Guidance for writing effective custom instructions:
- Less is more: These instructions take up context on every interaction. Be concise and focus on the most critical information. No longer than 200-300 lines!
- Progressive disclosure: Instead of including every detail upfront, link to other documentation in the repo. For example, instead of including detailed build instructions, you can include a line like "Refer to /docs/build.md for build instructions". This allows you to provide detailed guidance without consuming context if the agent doesn't need to build.
- Use Path Specific Instructions where appropriate: For example, a path of
**/tests/*.spec.tswith instructios specific to writing playwright tests. This allows you to provide targeted guidance without consuming context for other interactions where that guidance isn't relevant. - Use the right tool for the job: If you want to enforce coding standards, an LLM with guidelines can help. However, linters are purpose built for this. Hooks or CI rules could be used for automated enforcement. This doesn't mean you can't include them in your instructions, but don't expect pages of instructions to be as effective as a well configured linter.
- Be specific: Provide clear and actionable guidance that the agent can follow. Avoid vague or ambiguous instructions.
- Focus on non-obvious information: Don't waste valuable context on information that is easily discoverable or obvious. Focus on the things that are unique to your project and not easily learned through code inspection.
- Iterate: When you see Copilot making mistakes or missing important context, update your instructions to address those gaps. Over time, you can build a robust set of instructions that significantly improve agent performance.
Every repository should have custom instructions. This is a critical part of preparing your repository for agents. It provides the necessary context and guidance to help agents understand how to work with your codebase effectively. Don't skip this step!
11. Implement in small, well-scoped tasks
Agents work best with well‑scoped tasks.
- Good example:
Add validation to email field in user service - Bad example:
Improve authentication system
The clearer the task, the more reliable the agent. This isn't necessarily related to preparing your repository, but more a word of wisdom once you have completed the steps above.
12. Ongoing Measurement and Improvement
As you begin building customizations in your repository it is useful to have some measurements of current state and improvement over time.

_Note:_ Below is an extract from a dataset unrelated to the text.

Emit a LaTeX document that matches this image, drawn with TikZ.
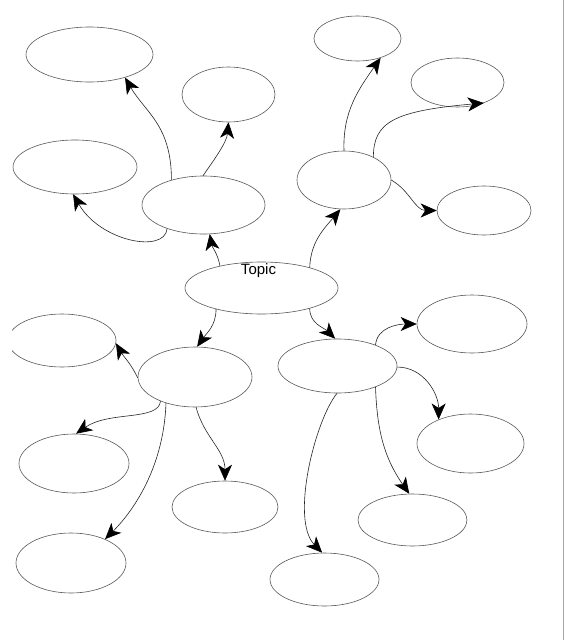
\documentclass[tikz,border=0pt]{standalone}
\usepackage{fontspec}
\setmainfont{Liberation Sans}
\usetikzlibrary{arrows.meta,shapes.geometric}
\tikzset{
  bub/.style 2 args={draw=black!65, line width=0.6pt, ellipse, inner sep=0pt,
    minimum width=#1pt, minimum height=#2pt},
  conn/.style={draw=black!85, line width=0.6pt,
    -{Stealth[length=16pt,width=14pt,inset=4.5pt,color=black]}},
  frameline/.style={draw=black!35, line width=1pt},
  topictext/.style={inner sep=0pt, font=\fontsize{15}{17}\selectfont, text=black}
}
\begin{document}
\begin{tikzpicture}[x=1pt,y=1pt]
\useasboundingbox (0,0) rectangle (565,-640);
\fill[white] (0,0) rectangle (565,-640);
\begin{scope}
\clip (12,0) rectangle (565,-640);
% nodes
\node[bub={153}{52}] (topic) at (261.5,-288) {};
\node[topictext] (topiclabel) at (258.5,-271) {Topic};
\node[bub={123}{58}] (ul)  at (203.5,-205) {};
\node[bub={127}{55}] (tl)  at (89.5,-54.5) {};
\node[bub={93}{55}]  (tm)  at (228.5,-94.5) {};
\node[bub={124}{54}] (lm)  at (75,-167) {};
\node[bub={94}{58}]  (ur)  at (344,-180) {};
\node[bub={87}{45}]  (rt1) at (357.5,-38.5) {};
\node[bub={93}{49}]  (rt2) at (457.5,-82.5) {};
\node[bub={94}{49}]  (rt3) at (484,-210.5) {};
\node[bub={114}{60}] (ll)  at (195,-377) {};
\node[bub={108}{53}] (llc) at (62,-340.5) {};
\node[bub={110}{59}] (ll2) at (74,-463.5) {};
\node[bub={110}{60}] (ll3) at (71,-563) {};
\node[bub={106}{52}] (lmid) at (225,-507) {};
\node[bub={119}{54}] (lr)  at (337.5,-366) {};
\node[bub={110}{58}] (lr1) at (472,-324) {};
\node[bub={107}{59}] (lr2) at (470.5,-443.5) {};
\node[bub={109}{52}] (lr3) at (412.5,-520) {};
\node[bub={109}{53}] (bot) at (324.5,-579.5) {};
% connectors
\draw[conn] (topic.152) to[out=100,in=-80] (ul.-78);
\draw[conn] (ul.142) .. controls +(90:55) and +(-60:40) .. (tl.-33);
\draw[conn] (ul.91) .. controls +(55:20) and +(-95:20) .. (tm.-90);
\draw[conn] (ul.213) .. controls +(-95:25) and +(-60:55) .. (lm.-94);
\draw[conn] (topic.23) to[out=88,in=-130] (ur.-97);
\draw[conn] (ur.90) to[out=92,in=-125] (rt1.-40);
\draw[conn] (ur.38) .. controls +(90:35) and +(185:90) .. (rt2.-38);
\draw[conn] (ur.0) to[out=-30,in=180] (rt3.180);
\draw[conn] (topic.205) to[out=-90,in=55] (ll.86);
\draw[conn] (ll.181) to[out=115,in=-60] (llc.-3);
\draw[conn] (ll.215) .. controls +(-95:20) and +(35:40) .. (ll2.86);
\draw[conn] (ll.222) .. controls +(-92:60) and +(45:45) .. (ll3.35);
\draw[conn] (ll.-88) to[out=-75,in=90] (lmid.90);
\draw[conn] (topic.-23) to[out=-90,in=135] (lr.95);
\draw[conn] (lr.29) to[out=85,in=180] (lr1.180);
\draw[conn] (lr.-1) to[out=0,in=90] (lr2.143);
\draw[conn] (lr.-29) to[out=-88,in=125] (lr3.97);
\draw[conn] (lr.-91) .. controls +(-22,-27) and +(-32,33) .. (bot.95);
\end{scope}
\draw[frameline] (563.5,0) -- (563.5,-640);
\end{tikzpicture}
\end{document}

One of the labs we built is the Repo Health Analyzer Agentic Workflow. Consider using this or customizing for your needs to continuously monitor your repository's health and readiness for agents. Regularly reviewing the metrics and recommendations can aid continual improvement.
Wrapping Up
Ultimately, preparing a repository for agents is an exercise in context engineering. The goal is to make the repository self-describing so an automated system can understand how the project works, how changes should be made, and how those changes should be validated.
An agent-ready repository clearly communicates:
- How the project is structured
- How the software is built and tested
- What standards and conventions must be followed
- Where important architectural boundaries exist
- How changes are verified and validated
When this information is explicit, documented, and scriptable, agents can reliably navigate the codebase and contribute meaningful changes. In practice, this means the repository should minimize hidden knowledge and maximize machine-readable guidance and automated validation.